WHAT THE TASK ASKS
Can you set down, exactly as they appear below, the lines from the opening of the material through the one bearing "from matplotlib.ticker import", minus the pictures?

-- Start PROVIDED MATERIAL --

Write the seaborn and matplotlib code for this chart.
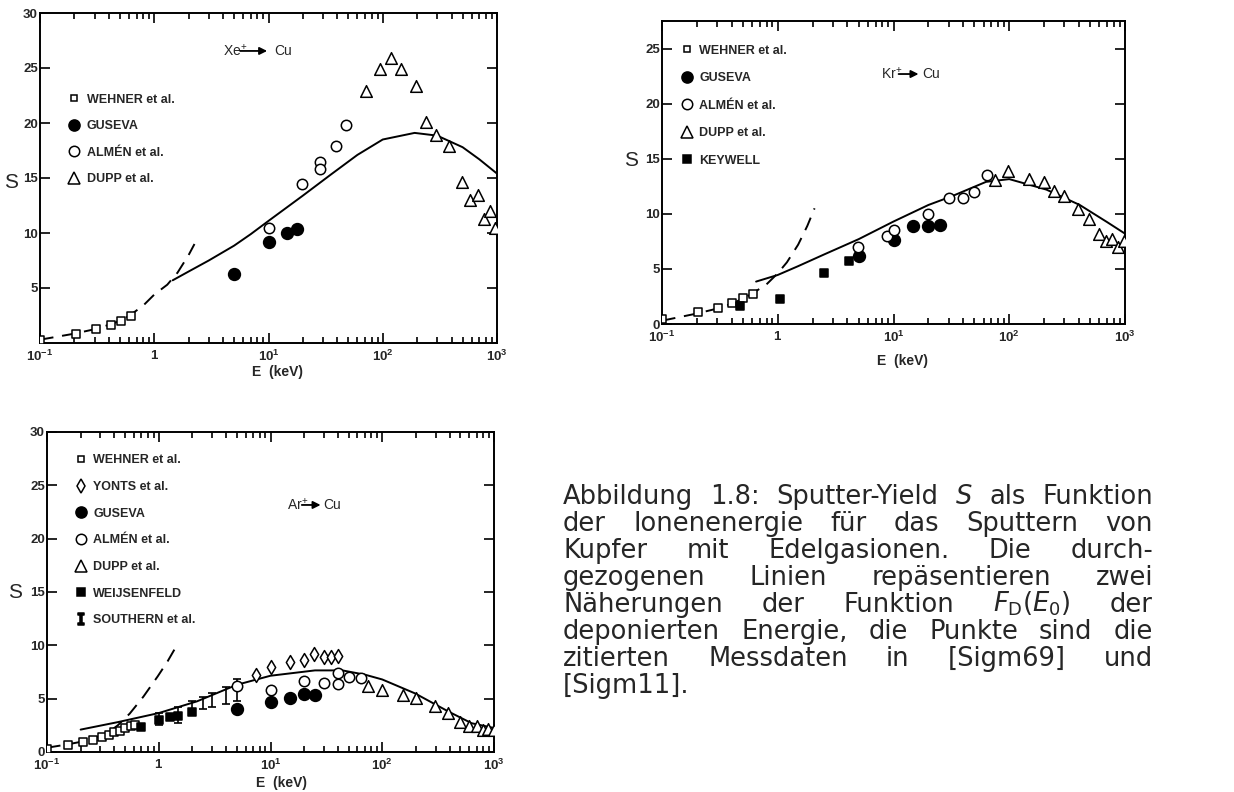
import numpy as np
import pandas as pd
import matplotlib
matplotlib.use("Agg")
import matplotlib.pyplot as plt
import seaborn as sns
from matplotlib.lines import Line2D
from matplotlib.ticker import FixedLocator, LogLocator, NullFormatter, FixedFormatter

# ---------------- data ----------------
# Xe+ -> Cu
xe_wehner_E = [0.10, 0.207, 0.31, 0.42, 0.51, 0.62]
xe_wehner_S = [0.3, 0.85, 1.25, 1.65, 2.0, 2.5]
xe_guseva_E = [5.0, 10.0, 14.5, 17.6]
xe_guseva_S = [6.3, 9.2, 10.0, 10.4]
xe_almen_E = [10.0, 19.5, 28.5, 28.5, 38.8, 48.0]
xe_almen_S = [10.5, 14.5, 16.5, 15.8, 17.9, 19.8]
xe_dupp_E = [71.5, 94.6, 118.6, 144.5, 194, 240, 294, 382, 489, 580, 683, 765, 866, 966]
xe_dupp_S = [22.9, 24.9, 25.9, 24.9, 23.4, 20.1, 18.9, 17.9, 14.6, 13.0, 13.5, 11.3, 12.0, 10.5]
xe_solid_E = [1.45, 2.0, 3.0, 5.0, 7.0, 10, 20, 35, 60, 100, 190, 300, 500, 700, 1000]
xe_solid_S = [5.7, 6.5, 7.5, 8.85, 9.9, 11.1, 13.4, 15.3, 17.1, 18.5, 19.1, 18.85, 17.8, 16.7, 15.4]
xe_dash_E = [0.1, 0.2, 0.3, 0.4, 0.5, 0.6, 0.8, 1.0, 1.3, 1.6, 2.0, 2.25]
xe_dash_S = [0.3, 0.85, 1.25, 1.65, 2.0, 2.45, 3.4, 4.4, 5.3, 6.4, 8.0, 9.0]

# Kr+ -> Cu
kr_wehner_E = [0.10, 0.205, 0.303, 0.404, 0.505, 0.61]
kr_wehner_S = [0.42, 1.06, 1.42, 1.94, 2.4, 2.76]
kr_guseva_E = [5.0, 10.0, 14.8, 19.9, 25.3]
kr_guseva_S = [6.2, 7.6, 8.85, 8.85, 8.94]
kr_almen_E = [4.9, 8.8, 10.0, 20.0, 29.9, 40.0, 49.6, 64.8]
kr_almen_S = [7.0, 8.0, 8.5, 10.0, 11.4, 11.4, 12.0, 13.5]
kr_dupp_E = [75.5, 98, 147, 199, 243, 299, 395, 490, 594, 679, 776, 870, 980]
kr_dupp_S = [13.1, 13.85, 13.15, 12.85, 12.1, 11.6, 10.45, 9.5, 8.2, 7.55, 7.7, 7.0, 7.5]
kr_keywell_E = [0.47, 1.05, 2.5, 4.1]
kr_keywell_S = [1.67, 2.27, 4.67, 5.7]
kr_solid_E = [0.65, 1.0, 1.5, 2.5, 5, 10, 20, 32, 63, 100, 209, 407, 700, 1000]
kr_solid_S = [3.85, 4.45, 5.25, 6.3, 7.7, 9.3, 10.8, 11.6, 12.9, 13.15, 12.2, 10.8, 9.25, 8.2]
kr_dash_E = [0.1, 0.2, 0.3, 0.4, 0.5, 0.6, 0.8, 1.0, 1.2, 1.5, 1.8, 2.08]
kr_dash_S = [0.3, 0.95, 1.4, 1.85, 2.3, 2.75, 3.6, 4.6, 5.6, 7.2, 8.9, 10.5]

# Ar+ -> Cu
ar_wehner_E = [0.10, 0.154, 0.208, 0.26, 0.31, 0.356, 0.40, 0.45, 0.50, 0.56, 0.61]
ar_wehner_S = [0.3, 0.7, 0.94, 1.16, 1.4, 1.63, 1.84, 2.0, 2.25, 2.47, 2.56]
ar_yonts_E = [7.4, 10, 15, 20, 24.5, 30, 35, 40]
ar_yonts_S = [7.25, 7.95, 8.4, 8.6, 9.2, 8.9, 8.9, 9.0]
ar_guseva_E = [5, 10, 15, 20, 25]
ar_guseva_S = [4.0, 4.65, 5.1, 5.45, 5.3]
ar_almen_E = [5, 10, 20, 30, 40, 40, 50, 65]
ar_almen_S = [6.2, 5.85, 6.7, 6.5, 7.4, 6.4, 7.0, 6.9]
ar_dupp_E = [74, 100, 154, 200, 295, 390, 500, 600, 700, 800, 880, 1000]
ar_dupp_S = [6.2, 5.8, 5.3, 5.1, 4.3, 3.65, 2.8, 2.4, 2.4, 2.1, 2.15, 2.1]
ar_weij_E = [0.69, 1.0, 1.27, 1.49, 2.0]
ar_weij_S = [2.35, 3.0, 3.25, 3.4, 3.75]
ar_south_E = [1.0, 1.5, 2.0, 2.5, 3.0, 4.0, 5.0]
ar_south_lo = [2.5, 2.7, 3.65, 4.0, 4.2, 4.5, 4.75]
ar_south_hi = [3.7, 4.2, 4.75, 5.2, 5.5, 6.1, 6.85]
ar_solid_E = [0.2, 0.43, 1, 2.2, 5, 10, 25, 44, 70, 100, 196, 390, 630, 1000]
ar_solid_S = [2.1, 2.8, 3.65, 4.75, 6.3, 7.15, 7.65, 7.65, 7.25, 6.8, 5.5, 3.8, 2.7, 2.25]
ar_dash_E = [0.1, 0.15, 0.2, 0.25, 0.3, 0.35, 0.43, 0.55, 0.73, 0.98, 1.2, 1.47]
ar_dash_S = [0.4, 0.7, 0.95, 1.2, 1.5, 1.8, 2.5, 3.6, 5.2, 7.1, 8.5, 10.1]

x_ticks = [0.1, 1, 10, 100, 1000]
x_ticklabels = [r"$\mathbf{10^{-1}}$", r"$\mathbf{1}$", r"$\mathbf{10^{1}}$",
                r"$\mathbf{10^{2}}$", r"$\mathbf{10^{3}}$"]

caption_lines = [
    "Abbildung 1.8: Sputter-Yield $S$ als Funktion",
    "der Ionenenergie für das Sputtern von",
    "Kupfer mit Edelgasionen. Die durch-",
    "gezogenen Linien repäsentieren zwei",
    "Näherungen der Funktion $F_\\mathrm{D}(E_0)$ der",
    "deponierten Energie, die Punkte sind die",
    "zitierten Messdaten in [Sigm69] und",
    "[Sigm11].",
]

# ---------------- style ----------------
sns.set_style("ticks")
plt.rcParams["font.family"] = ["Liberation Sans", "DejaVu Sans"]
plt.rcParams["mathtext.fontset"] = "custom"
plt.rcParams["mathtext.rm"] = "Liberation Sans"
plt.rcParams["mathtext.it"] = "Liberation Sans:italic"
plt.rcParams["mathtext.bf"] = "Liberation Sans:bold"
plt.rcParams["mathtext.tt"] = "DejaVu Sans Mono:bold"

STY = {
    "WEHNER et al.": dict(marker="s", s=26, fc="white", ms=5.0),
    "YONTS et al.": dict(marker="d", s=50, fc="white", ms=7.0),
    "GUSEVA": dict(marker="o", s=72, fc="black", ms=8.0),
    "ALMÉN et al.": dict(marker="o", s=56, fc="white", ms=7.5),
    "DUPP et al.": dict(marker="^", s=70, fc="white", ms=8.0),
    "KEYWELL": dict(marker="s", s=34, fc="black", ms=5.6),
    "WEIJSENFELD": dict(marker="s", s=34, fc="black", ms=5.6),
    "SOUTHERN et al.": dict(marker=r"$\mathtt{I}$", s=0, fc="black", ms=8),
}

W, H = 1234, 792
fig = plt.figure(figsize=(W / 100, H / 100), dpi=100)
fig.patch.set_facecolor("white")


def add_ax(l, r, t, b):
    return fig.add_axes([l / W, 1 - b / H, (r - l) / W, (b - t) / H])


def pts(ax, E, S, key):
    st = STY[key]
    sns.scatterplot(x=E, y=S, ax=ax, marker=st["marker"], s=st["s"],
                    facecolor=st["fc"], edgecolor="black", linewidth=1.1,
                    zorder=4, legend=False)


def curve(ax, E, S, dashed=False):
    kw = dict(color="black", lw=1.4, zorder=3, estimator=None, sort=False)
    if dashed:
        kw["linestyle"] = (0, (7, 4.5))
    sns.lineplot(x=E, y=S, ax=ax, **kw)


def style_ax(ax, ylim, yticks, ylab_xy, xlab_xy):
    ax.set_xscale("log")
    ax.set_xlim(0.1, 1000)
    ax.set_ylim(*ylim)
    ax.xaxis.set_major_locator(FixedLocator(x_ticks))
    ax.xaxis.set_major_formatter(FixedFormatter(x_ticklabels))
    ax.xaxis.set_minor_locator(LogLocator(base=10, subs=range(2, 10)))
    ax.xaxis.set_minor_formatter(NullFormatter())
    ax.set_yticks(yticks)
    ax.set_yticklabels([str(v) for v in yticks])
    ax.tick_params(which="both", direction="in", top=True, right=True, width=1.2, color="black")
    ax.tick_params(which="major", length=7.5)
    ax.tick_params(axis="y", labelsize=9.5, pad=1.5)
    ax.tick_params(axis="x", labelsize=9.5, pad=4.5)
    ax.tick_params(which="minor", length=4.5)
    for lab in ax.get_yticklabels():
        lab.set_fontweight("bold")
    for sp in ax.spines.values():
        sp.set_linewidth(1.4)
        sp.set_color("black")
        sp.set_visible(True)
    ax.set_ylabel("S", rotation=0, fontsize=15, va="center", ha="center")
    ax.yaxis.set_label_coords(*ylab_xy)
    ax.set_xlabel("E  (keV)", fontsize=10, fontweight="bold")
    ax.xaxis.set_label_coords(*xlab_xy)
    ax.set_facecolor("white")
    ax.grid(False)


def legend(ax, keys, anchor, spacing):
    handles = []
    for k in keys:
        st = STY[k]
        handles.append(Line2D([], [], ls="none", marker=st["marker"], markersize=st["ms"],
                              markerfacecolor=st["fc"], markeredgecolor="black",
                              markeredgewidth=1.1, color="black"))
    ax.legend(handles, keys, loc="upper left", bbox_to_anchor=anchor, frameon=False,
              prop=dict(family="Liberation Sans", weight="bold", size=9),
              labelspacing=spacing, handlelength=0.8, handletextpad=0.6,
              borderpad=0, borderaxespad=0)


def ion(ax, label, x0, x1, x2, x3, y):
    ax.text(x0, y, label, transform=ax.transAxes, fontsize=10, ha="left", va="center")
    ax.annotate("", xy=(x2, y), xytext=(x1, y), xycoords="axes fraction",
                arrowprops=dict(arrowstyle="-|>", color="black", lw=1.3,
                                mutation_scale=11, shrinkA=0, shrinkB=0))
    ax.text(x3, y, "Cu", transform=ax.transAxes, fontsize=10, ha="left", va="center")


# ---------------- Xe panel ----------------
ax1 = add_ax(40, 497, 13, 343)
curve(ax1, xe_solid_E, xe_solid_S)
curve(ax1, xe_dash_E, xe_dash_S, dashed=True)
pts(ax1, xe_wehner_E, xe_wehner_S, "WEHNER et al.")
pts(ax1, xe_guseva_E, xe_guseva_S, "GUSEVA")
pts(ax1, xe_almen_E, xe_almen_S, "ALMÉN et al.")
pts(ax1, xe_dupp_E, xe_dupp_S, "DUPP et al.")
style_ax(ax1, (0, 30), [5, 10, 15, 20, 25, 30], (-0.063, 0.485), (0.52, -0.067))
legend(ax1, ["WEHNER et al.", "GUSEVA", "ALMÉN et al.", "DUPP et al."], (0.064, 0.756), 1.16)
ion(ax1, "Xe$^{+}$", 0.400, 0.438, 0.497, 0.512, 0.885)

# ---------------- Kr panel ----------------
ax2 = add_ax(662, 1125, 21, 324)
curve(ax2, kr_solid_E, kr_solid_S)
curve(ax2, kr_dash_E, kr_dash_S, dashed=True)
pts(ax2, kr_wehner_E, kr_wehner_S, "WEHNER et al.")
pts(ax2, kr_keywell_E, kr_keywell_S, "KEYWELL")
pts(ax2, kr_guseva_E, kr_guseva_S, "GUSEVA")
pts(ax2, kr_almen_E, kr_almen_S, "ALMÉN et al.")
pts(ax2, kr_dupp_E, kr_dupp_S, "DUPP et al.")
style_ax(ax2, (0, 27.5), [0, 5, 10, 15, 20, 25], (-0.067, 0.541), (0.52, -0.1))
legend(ax2, ["WEHNER et al.", "GUSEVA", "ALMÉN et al.", "DUPP et al.", "KEYWELL"], (0.043, 0.922), 1.24)
ion(ax2, "Kr$^{+}$", 0.472, 0.511, 0.554, 0.562, 0.825)

# ---------------- Ar panel ----------------
ax3 = add_ax(47, 494, 432, 752)
curve(ax3, ar_solid_E, ar_solid_S)
curve(ax3, ar_dash_E, ar_dash_S, dashed=True)
ar_mid = [(lo + hi) / 2 for lo, hi in zip(ar_south_lo, ar_south_hi)]
ax3.errorbar(ar_south_E, ar_mid,
             yerr=[[m - lo for m, lo in zip(ar_mid, ar_south_lo)],
                   [hi - m for m, hi in zip(ar_mid, ar_south_hi)]],
             fmt="none", ecolor="black", elinewidth=1.2, capsize=3, capthick=1.2, zorder=3)
pts(ax3, ar_wehner_E, ar_wehner_S, "WEHNER et al.")
pts(ax3, ar_weij_E, ar_weij_S, "WEIJSENFELD")
pts(ax3, ar_yonts_E, ar_yonts_S, "YONTS et al.")
pts(ax3, ar_guseva_E, ar_guseva_S, "GUSEVA")
pts(ax3, ar_almen_E, ar_almen_S, "ALMÉN et al.")
pts(ax3, ar_dupp_E, ar_dupp_S, "DUPP et al.")
style_ax(ax3, (0, 30), [0, 5, 10, 15, 20, 25, 30], (-0.072, 0.5), (0.525, -0.076))
legend(ax3, ["WEHNER et al.", "YONTS et al.", "GUSEVA", "ALMÉN et al.", "DUPP et al.",
             "WEIJSENFELD", "SOUTHERN et al."], (0.064, 0.93), 1.17)
ion(ax3, "Ar$^{+}$", 0.536, 0.570, 0.612, 0.618, 0.772)

# ---------------- caption (justified) ----------------
renderer = fig.canvas.get_renderer()
cap_x0, cap_x1 = 563, 1153
cap_y0, cap_pitch = 504, 27
cap_fs = 18.5
for i, line in enumerate(caption_lines):
    words = line.split(" ")
    yb = 1 - (cap_y0 + i * cap_pitch) / H
    texts = [fig.text(0, yb, w, fontsize=cap_fs, ha="left", va="baseline",
                      family="DejaVu Sans", math_fontfamily="dejavusans") for w in words]
    widths = [t.get_window_extent(renderer).width for t in texts]
    last = i == len(caption_lines) - 1
    if len(words) > 1 and not last:
        gap = (cap_x1 - cap_x0 - sum(widths)) / (len(words) - 1)
    else:
        gap = cap_fs * 100 / 72 * 0.3
    x = cap_x0
    for t, w in zip(texts, widths):
        t.set_x(x / W)
        x += w + gap

fig.savefig("out.png", dpi=100, facecolor="white")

-- End PROVIDED MATERIAL --

WORKED SOLUTION
Write the seaborn and matplotlib code for this chart.
import numpy as np
import pandas as pd
import matplotlib
matplotlib.use("Agg")
import matplotlib.pyplot as plt
import seaborn as sns
from matplotlib.lines import Line2D
from matplotlib.ticker import FixedLocator, LogLocator, NullFormatter, FixedFormatter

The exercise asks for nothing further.